The script will choose the policy with the most specific match using a preference order of event_type, summary_type and then summary_window. For example, assume a piece of data matches two policies defined as follows:
- One where it matches the event_type but both the other filters are set to
*
- Another where the event_type is
*
but it matches both summary_type and summary_window,
In this example it will choose the first policy where it matches the specific (i.e. not *
) event type based on the preference order of the fields.

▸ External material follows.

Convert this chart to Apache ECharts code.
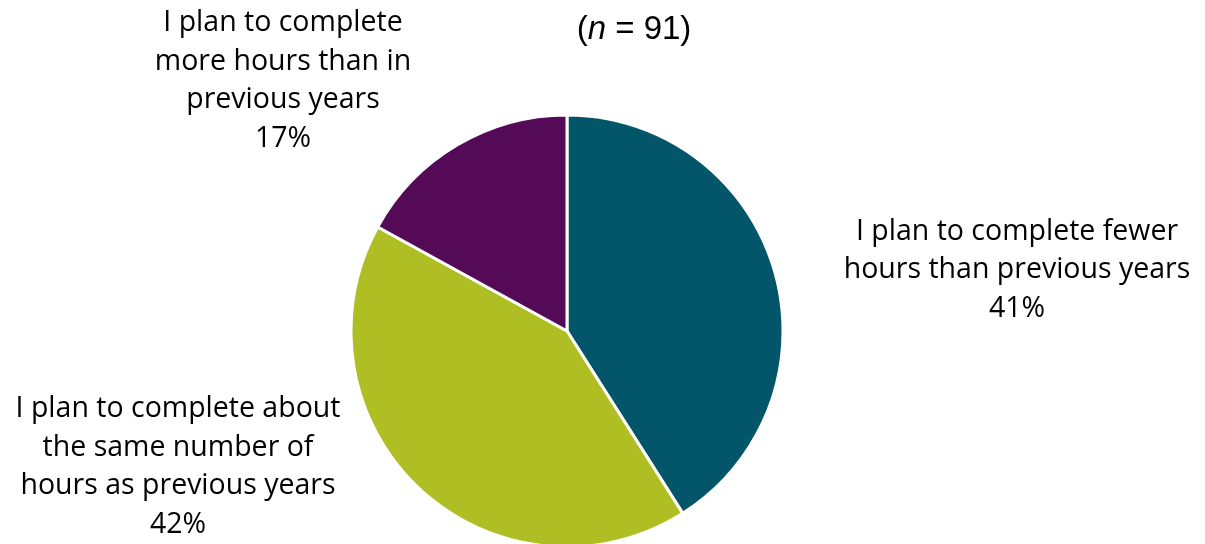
<!DOCTYPE html>
<html>
<head>
<meta charset="utf-8">
<script src="https://cdn.jsdelivr.net/npm/echarts@6/dist/echarts.min.js"></script>
<style>
  html, body { margin: 0; padding: 0; background: #fff; }
  #chart { width: 1205px; height: 544px; }
</style>
</head>
<body>
<div id="chart"></div>
<script>
// Survey responses on planned hours
const categories = [
  'I plan to complete fewer\nhours than previous years',
  'I plan to complete about\nthe same number of\nhours as previous years',
  'I plan to complete\nmore hours than in\nprevious years'
];
const percents = [41, 42, 17];
const colors = ['#03566A', '#AFBE22', '#550A58'];
const sampleSize = 91;

// Where each slice's label block is centred
const labelAnchors = [
  { x: 1017, y: 270 },
  { x: 178, y: 467 },
  { x: 283, y: 81 }
];

const chart = echarts.init(document.getElementById('chart'), null, { renderer: 'canvas' });

const labelFont = '"Open Sans", Lato, sans-serif';

chart.setOption({
  animation: false,
  title: {
    text: '({n|n} = ' + sampleSize + ')',
    left: 629,
    top: 8,
    textAlign: 'center',
    textStyle: {
      fontFamily: '"Liberation Sans", Arial, sans-serif',
      fontSize: 33,
      fontWeight: 'normal',
      color: '#000',
      rich: {
        n: {
          fontFamily: '"Liberation Sans", Arial, sans-serif',
          fontSize: 33,
          fontStyle: 'italic',
          color: '#000'
        }
      }
    }
  },
  series: [{
    type: 'pie',
    center: [567, 331],
    radius: [0, 216],
    startAngle: 90,
    clockwise: true,
    data: categories.map((name, i) => ({
      name: name,
      value: percents[i],
      itemStyle: { color: colors[i] }
    })),
    itemStyle: { borderColor: '#fff', borderWidth: 3 },
    label: {
      show: true,
      position: 'outside',
      formatter: p => p.name + '\n' + p.value + '%',
      fontFamily: labelFont,
      fontSize: 28.5,
      lineHeight: 38.5,
      color: '#000',
      align: 'center'
    },
    labelLine: { show: false },
    labelLayout: params => {
      const a = labelAnchors[params.dataIndex];
      return {
        x: a.x,
        y: a.y,
        align: 'center',
        verticalAlign: 'middle'
      };
    },
    emphasis: { disabled: true }
  }]
});
</script>
</body>
</html>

A full example of a configuration file can be found below:
{
"policies": [
{
"event_type": "*",
"summary_type": "*",
"summary_window": "*",
"expire": "365"
},
{
"event_type": "*",
"summary_type": "*",
"summary_window": "86400",
"expire": "1825"
},
{
"event_type": "histogram-owdelay",
"summary_type": "*",
"summary_window": "0",
"expire": "180"
},
{
"event_type": "histogram-rtt",
"summary_type": "*",
"summary_window": "0",
"expire": "180"
},
{
"event_type": "histogram-ttl",
"summary_type": "*",
"summary_window": "0",
"expire": "180"
},
{
"event_type": "packet-loss-rate",
"summary_type": "*",
"summary_window": "0",
"expire": "180"
},
{
"event_type": "packet-count-sent",
"summary_type": "*",
"summary_window": "0",
"expire": "180"
},
{
"event_type": "packet-count-lost",
"summary_type": "*",
"summary_window": "0",
"expire": "180"
},
{
"event_type": "packet-duplicates",
"summary_type": "*",
"summary_window": "0",
"expire": "180"
},
{
"event_type": "packet-reorders",
"summary_type": "*",
"summary_window": "0",
"expire": "180"
},
{
"event_type": "time-error-estimates",
"summary_type": "*",
"summary_window": "0",
"expire": "180"
}
]
}
See also
The example above can also be found in /usr/lib/esmond/util/ps_remove_data.conf of the system where esmond is installed
The example contains several policies. The order of the policies is NOT significant. The first policy is a catch-all that removes anything older than 365 days if it does not match any other policies. This policy has a *
for every value and is the least specific of a match possible. That means if any part of the other policies match, they will override the expiration of this policy. The second policy, matches all 24 hour (86400 seconds) summaries and keeps them for 5 years. Notice that it extends the life of these types of data from the default policy. The remaining policies match a specific event type and a summary window of 0 (which means unsummarized data) and expires it after 180 days (roughly 6 months). The event types all match that registered by the OWAMP tool, which writes new data every minute. Given the amount of data, this policy deletes it sooner that it would other (presumably less frequently written) data.
CentOS/RedHat::
You can run the tool as follows (replacing -c with your policy file):
. bin/activate python /usr/lib/esmond/util/ps_remove_data.py -c usr/lib/esmond/util/ps_remove_data.confDebian/Ubuntu::
. /etc/default/esmond export ESMOND_ROOT ESMOND_CONF export DJANGO_SETTINGS_MODULE=esmond.settings python /usr/share/esmond/util/ps_remove_data.py -c /usr/share/esmond/util/ps_remove_data.conf
You may consider adding the commands above to a shell script called by cron to regularly clean out the old data.
Note
If running your measurement archive on a perfSONAR Toolkit then a cronjob with a default policy will be setup and run nightly automatically. If you are running a standalone MA, you need to do this yourself.
Finally, though this tool can be useful it has several limitations that are important to be aware of:
- You can only delete data based on it’s age, NOT other parameters like source or destination
- This tool may perform slowly for large deployments with lots of data and/or clustered databases.
These limitations will be addressed in future versions of the software.